# [DATASET CONTENT]
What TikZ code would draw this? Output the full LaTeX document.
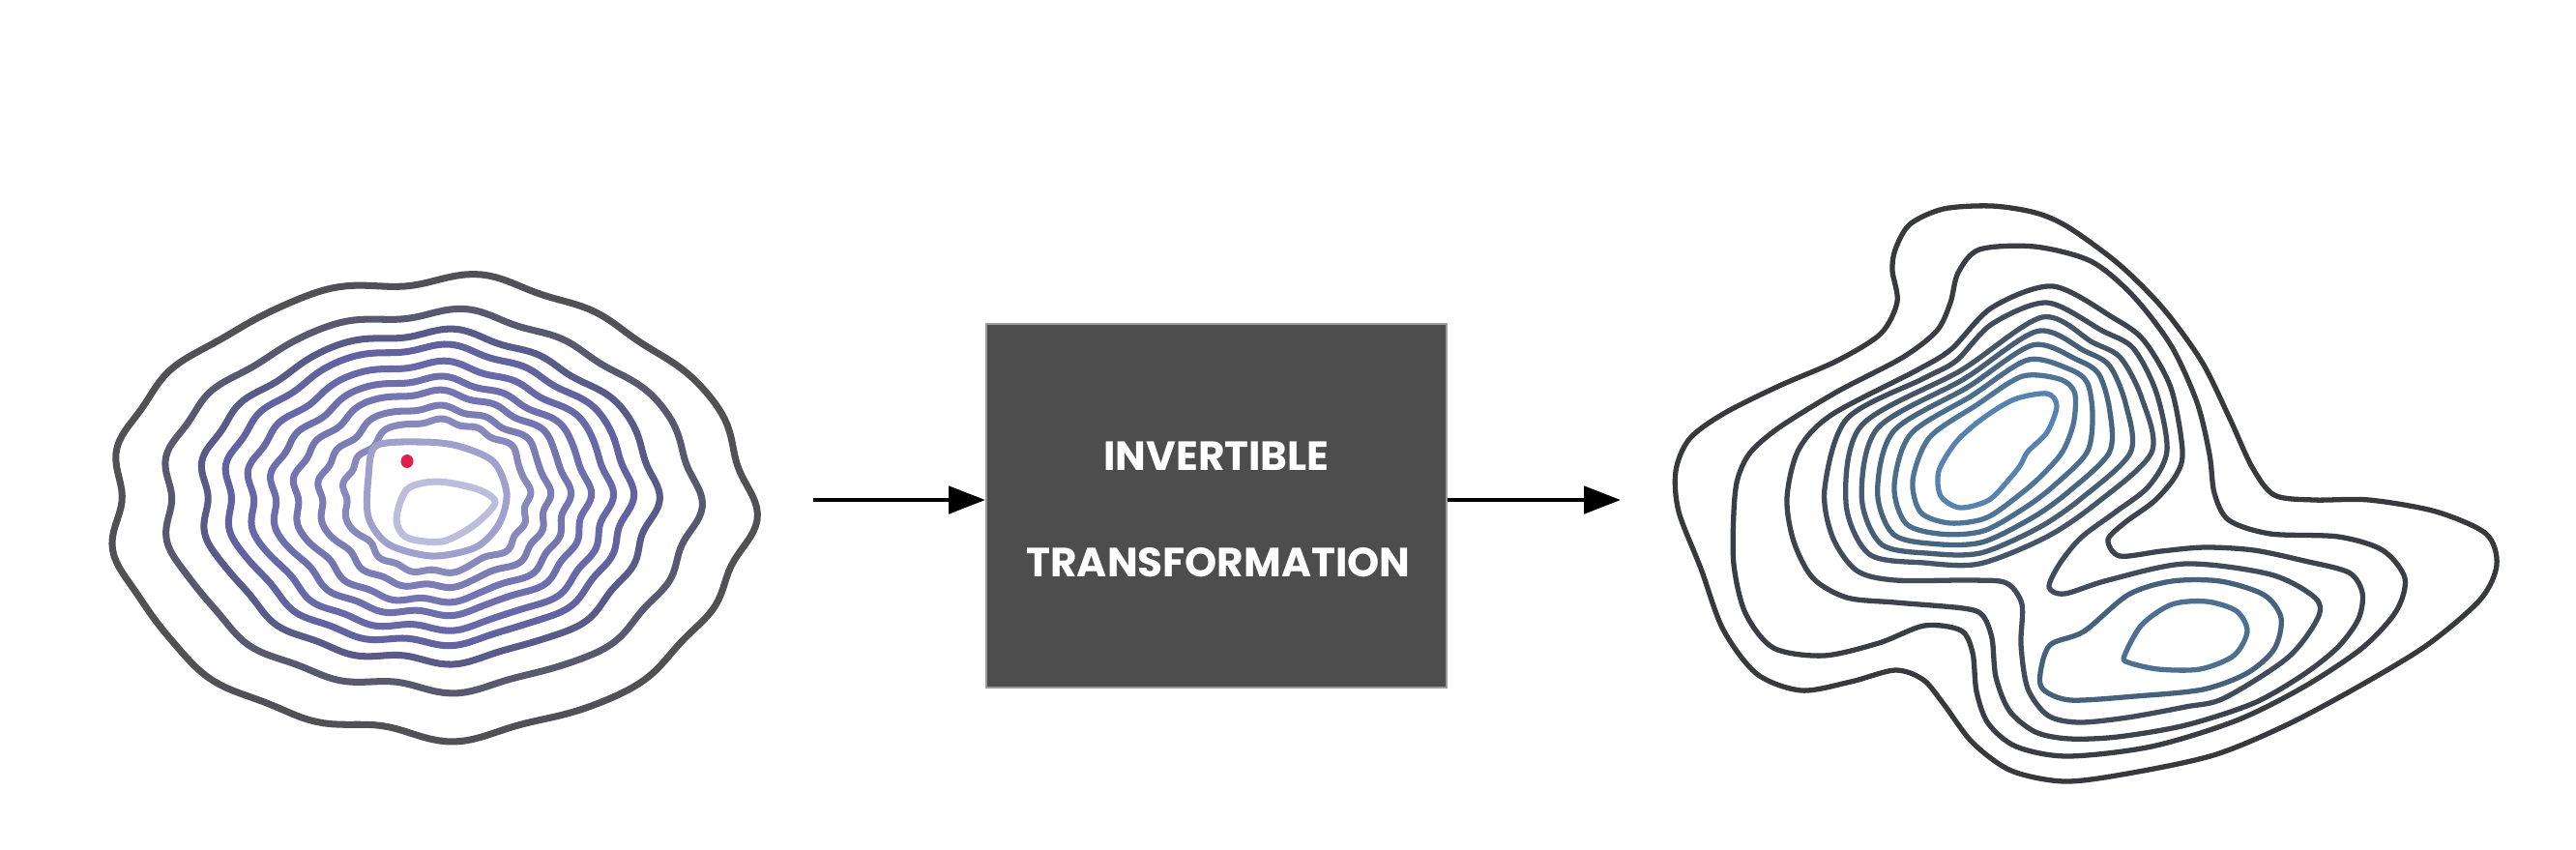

---

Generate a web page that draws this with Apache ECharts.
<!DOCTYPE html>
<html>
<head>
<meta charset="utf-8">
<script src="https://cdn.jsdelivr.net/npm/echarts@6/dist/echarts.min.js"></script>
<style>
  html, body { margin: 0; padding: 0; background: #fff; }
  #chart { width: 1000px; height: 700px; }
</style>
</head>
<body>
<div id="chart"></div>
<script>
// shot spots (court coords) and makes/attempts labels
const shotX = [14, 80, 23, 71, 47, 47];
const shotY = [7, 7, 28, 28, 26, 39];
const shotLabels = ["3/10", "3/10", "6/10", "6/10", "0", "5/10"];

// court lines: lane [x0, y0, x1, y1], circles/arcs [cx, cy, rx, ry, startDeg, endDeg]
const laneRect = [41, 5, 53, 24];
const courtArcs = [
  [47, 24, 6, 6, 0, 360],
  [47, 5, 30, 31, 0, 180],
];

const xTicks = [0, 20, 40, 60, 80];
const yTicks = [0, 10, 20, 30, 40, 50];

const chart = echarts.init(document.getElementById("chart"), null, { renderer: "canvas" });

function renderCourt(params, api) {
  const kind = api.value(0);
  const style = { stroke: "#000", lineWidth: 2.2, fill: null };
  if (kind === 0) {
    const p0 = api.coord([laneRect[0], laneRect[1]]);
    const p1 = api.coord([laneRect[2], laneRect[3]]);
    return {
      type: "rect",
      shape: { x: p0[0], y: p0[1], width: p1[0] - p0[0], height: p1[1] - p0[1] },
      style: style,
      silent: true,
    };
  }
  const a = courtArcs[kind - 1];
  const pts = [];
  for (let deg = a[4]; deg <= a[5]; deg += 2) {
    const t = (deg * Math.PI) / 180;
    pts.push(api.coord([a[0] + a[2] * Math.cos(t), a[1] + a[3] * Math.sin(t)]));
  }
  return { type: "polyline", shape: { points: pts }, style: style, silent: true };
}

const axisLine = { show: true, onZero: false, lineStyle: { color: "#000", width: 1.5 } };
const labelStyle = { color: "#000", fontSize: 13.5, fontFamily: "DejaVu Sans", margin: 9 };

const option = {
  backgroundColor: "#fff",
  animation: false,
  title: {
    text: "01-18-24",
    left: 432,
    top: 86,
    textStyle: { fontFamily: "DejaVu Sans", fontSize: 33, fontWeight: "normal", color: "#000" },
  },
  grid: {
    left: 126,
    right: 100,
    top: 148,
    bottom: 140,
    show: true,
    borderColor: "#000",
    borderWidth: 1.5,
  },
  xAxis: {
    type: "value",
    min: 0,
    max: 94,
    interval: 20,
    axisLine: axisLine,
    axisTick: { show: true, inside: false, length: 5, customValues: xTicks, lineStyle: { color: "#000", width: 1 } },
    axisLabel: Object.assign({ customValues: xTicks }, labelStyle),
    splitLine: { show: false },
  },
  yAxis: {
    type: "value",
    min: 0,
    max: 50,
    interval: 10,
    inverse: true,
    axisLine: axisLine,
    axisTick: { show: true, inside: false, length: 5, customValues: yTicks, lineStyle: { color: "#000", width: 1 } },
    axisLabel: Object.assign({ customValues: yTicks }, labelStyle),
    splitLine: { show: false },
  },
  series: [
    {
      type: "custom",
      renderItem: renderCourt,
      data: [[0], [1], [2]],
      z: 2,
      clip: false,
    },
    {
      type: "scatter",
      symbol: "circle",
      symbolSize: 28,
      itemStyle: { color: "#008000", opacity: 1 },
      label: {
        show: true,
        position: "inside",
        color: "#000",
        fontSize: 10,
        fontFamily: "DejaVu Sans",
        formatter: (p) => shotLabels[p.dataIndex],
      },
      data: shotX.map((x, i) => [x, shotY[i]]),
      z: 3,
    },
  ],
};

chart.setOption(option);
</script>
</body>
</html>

--

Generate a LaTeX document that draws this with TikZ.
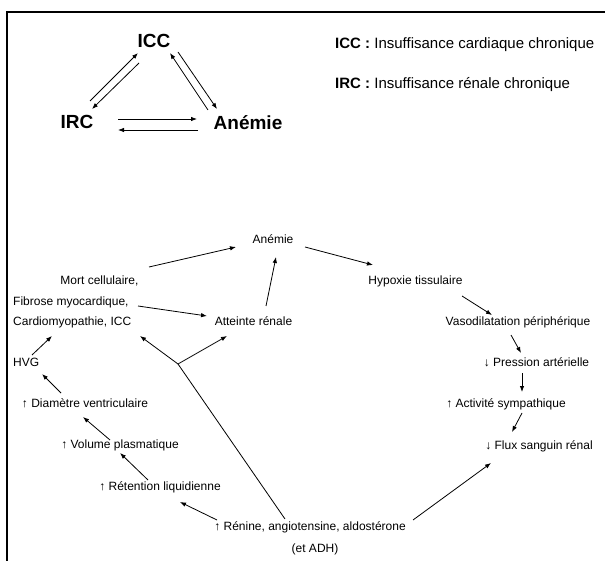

# [AIM OF THE TASK]
Work through the listing above and report how many lines include the string "this", with no other text.

# [CORRECT ANSWER]
3